Information Overload Or Filter Failure, Learning To Detect The Crap

A fish taking a crap in the sea because of information overload.
A fish taking a crap in the sea

Information overload seems to make sense when you’re in a sea of information with so much to see and read. But is that really the problem? Are we consuming so much information that we are unable to distinguish between what is true and what is false? Or is the problem with our individual crap filter? How do we as people in the information age filter out the crap?

Filter Failure

I view the Internet a lot like how I view the ocean. Limitless and immense, one could spend their entire life exploring the ocean and still not even see a measurable fraction of it. The same is true for the Internet. Clay Shirky, an NYU new-media professor, made a great point about information overload I think makes complete sense. He claimed that the problem is not information overload, it’s filter failure.

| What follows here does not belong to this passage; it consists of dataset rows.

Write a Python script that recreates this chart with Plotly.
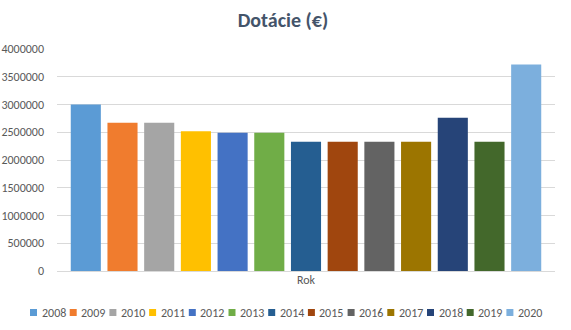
import plotly.graph_objects as go

years = ["2008", "2009", "2010", "2011", "2012", "2013", "2014",
         "2015", "2016", "2017", "2018", "2019", "2020"]
values = [3000000, 2670000, 2670000, 2520000, 2490000, 2490000, 2330000,
          2330000, 2330000, 2330000, 2760000, 2330000, 3720000]
colors = ["#5B9BD5", "#F07C2E", "#A5A5A5", "#FFC000", "#4472C4", "#70AD47", "#255E91",
          "#A0460E", "#636363", "#9C7500", "#264478", "#43682B", "#7CAFDD"]
category = ["Rok"]
yticks = [0, 500000, 1000000, 1500000, 2000000, 2500000, 3000000, 3500000, 4000000]

FONT = "Carlito, 'Liberation Sans Narrow', 'Open Sans', sans-serif"

# plot-area geometry (pixels) used to place the hand-made legend
L, R, T, B = 57, 555, 49, 271
W, H = R - L, B - T

fig = go.Figure()
for yr, v, c in zip(years, values, colors):
    fig.add_trace(go.Bar(x=category, y=[v], name=yr,
                         marker=dict(color=c, line=dict(width=0))))

# legend drawn manually (single row, tight spacing like the original)
leg_x0, leg_step, leg_y = 30, 39.7, 312.5
shapes, annotations = [], []
for i, (yr, c) in enumerate(zip(years, colors)):
    px = leg_x0 + i * leg_step
    shapes.append(dict(type="rect", xref="paper", yref="paper",
                       x0=(px - L) / W, x1=(px + 7 - L) / W,
                       y0=(B - (leg_y + 3.5)) / H, y1=(B - (leg_y - 3.5)) / H,
                       fillcolor=c, line=dict(width=0)))
    annotations.append(dict(text=yr, xref="paper", yref="paper",
                            x=(px + 9.5 - L) / W, y=(B - leg_y) / H,
                            xanchor="left", yanchor="middle", showarrow=False,
                            font=dict(size=12, color="#595959", family=FONT)))

fig.update_layout(
    width=571, height=330,
    margin=dict(l=L, r=571 - R, t=T, b=330 - B, autoexpand=False),
    paper_bgcolor="white", plot_bgcolor="white",
    barmode="group", bargap=0.042, bargroupgap=0.18,
    font=dict(family=FONT, size=12, color="#595959"),
    title=dict(text="<b>Dotácie (€)</b>", x=0.4956, xanchor="center", y=0.94, yanchor="middle",
               font=dict(size=20, color="#44546A", family=FONT)),
    showlegend=False,
    shapes=shapes, annotations=annotations,
)
fig.update_yaxes(range=[0, 4000000], tickvals=yticks, ticktext=[str(t) for t in yticks],
                 showgrid=True, gridcolor="#D9D9D9", gridwidth=1, zeroline=True,
                 zerolinecolor="#D9D9D9", zerolinewidth=1, showline=False, ticks="",
                 ticklabelstandoff=12, automargin=False,
                 tickfont=dict(size=12, color="#595959", family=FONT))
fig.update_xaxes(showgrid=False, showline=False, ticks="", automargin=False,
                 tickfont=dict(size=12, color="#595959", family=FONT))

fig.write_html("out.html")
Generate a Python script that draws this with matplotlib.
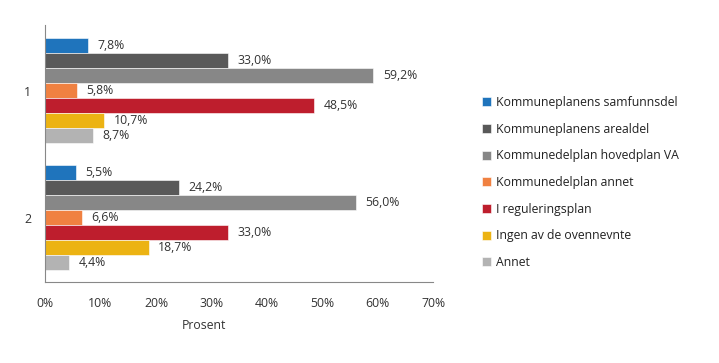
import numpy as np
import matplotlib.pyplot as plt

plt.rcParams['font.family'] = ['Open Sans', 'DejaVu Sans']

groups = ['1', '2']
series = ['Kommuneplanens samfunnsdel', 'Kommuneplanens arealdel',
          'Kommunedelplan hovedplan VA', 'Kommunedelplan annet',
          'I reguleringsplan', 'Ingen av de ovennevnte', 'Annet']
values_1 = [7.8, 33.0, 59.2, 5.8, 48.5, 10.7, 8.7]
values_2 = [5.5, 24.2, 56.0, 6.6, 33.0, 18.7, 4.4]
colors = ['#1f74bc', '#595959', '#878787', '#f08141', '#be1e2d', '#ecb313', '#b3b3b3']

fig = plt.figure(figsize=(7.19, 3.63), dpi=100)
ax = fig.add_axes([0.0626, 0.223, 0.54, 0.708])

h = 0.118
centers = np.array([0.0, 1.0])
data = np.array([values_1, values_2])
handles = []
for i, name in enumerate(series):
    y = centers - (3 - i) * h
    b = ax.barh(y, data[:, i], height=h, color=colors[i], edgecolor='white', linewidth=0.4, label=name)
    handles.append(b)
    for yy, v in zip(y, data[:, i]):
        ax.text(v + 1.7, yy, ('%.1f%%' % v).replace('.', ','), va='center', ha='left',
                fontsize=8.8, color='#333333')

ax.set_xlim(0, 70)
ax.set_ylim(1.505, -0.515)
ax.set_yticks(centers)
ax.set_yticklabels(groups)
ax.set_xticks(np.arange(0, 71, 10))
ax.set_xticklabels(['%d%%' % t for t in range(0, 71, 10)])
ax.tick_params(axis='both', length=0, labelsize=8.8, colors='#333333')
ax.tick_params(axis='x', pad=11)
ax.tick_params(axis='y', pad=10)
ax.set_xlabel('Prosent', fontsize=8.8, color='#333333')
ax.xaxis.set_label_coords(0.41, -0.145)
for s in ['top', 'right']:
    ax.spines[s].set_visible(False)
for s in ['left', 'bottom']:
    ax.spines[s].set_color('#888888')
    ax.spines[s].set_linewidth(0.8)

fig.legend(handles=handles, loc='center left', bbox_to_anchor=(0.655, 0.497), frameon=False,
           fontsize=8.8, handlelength=0.75, handleheight=0.75, handletextpad=0.4,
           labelspacing=1.12, labelcolor='#222222')

fig.savefig('out.png', dpi=100)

Spam email has become so pervasive that it has become a daily routine for millions of people to scan for them and then delete them when they first open their inbox. As spammers are getting smarter and more clever. There is an innumerable number of deceptive and fraudulent websites all over the Internet. Knowing this, people need to learn the skills needed to be able to filter valuable or interesting information from the crap. Howard Rheingold came up with the term infotention, which he describes the mental ability to deploy the form of attention appropriate for each moment as an essential internal skill for people who want to find, direct, and manage streams of relevant information by using online media knowledgeably.

Tools For Filtering Information

I see how I have begun to naturally develop some of that ability from experience and spending a lot of time online. I still have a lot to learn though. Some of his suggested techniques that I hadn’t used before have already helped me a lot. Suggestions like using Google Reader, pervasive searches, and verifying information at sites like Snopes.com and factchecked.org. Even with all the tools out now, it still seems hard at times to truly be able to decipher the good from the junk. One of my solutions is probably a lot like a scuba diver’s solution. You find a place that has a lot to explore, that’s reliable, interesting, and then regularly visit.

Another thing I have learned is that most of what people have to say is not that interesting to me. This has presented a challenge to me when using Twitter. I want to engage in the community there but it gets overwhelming at times. Sometimes, when I find someone who has a lot of interesting things to say, they already have thousands of followers and don’t have time to respond to me or build a “friendship” with me. Of course, I have to look in the mirror. How interesting is the stuff that I’m putting out there? Am I putting out useful information? I guess that really just depends on who is reading or looking at my stuff, useful to some, crap to others.



2 Comments

  1. Your blog post is well defined. I have experience computer shutdown, virus swarming in my operating system, and scam and spam. However, Ive learned a little bit on my own to watch for sources that are not reliable. With this course, crap detection and filtering have helped me get the concept of how they work. I like the methaphor of the fish.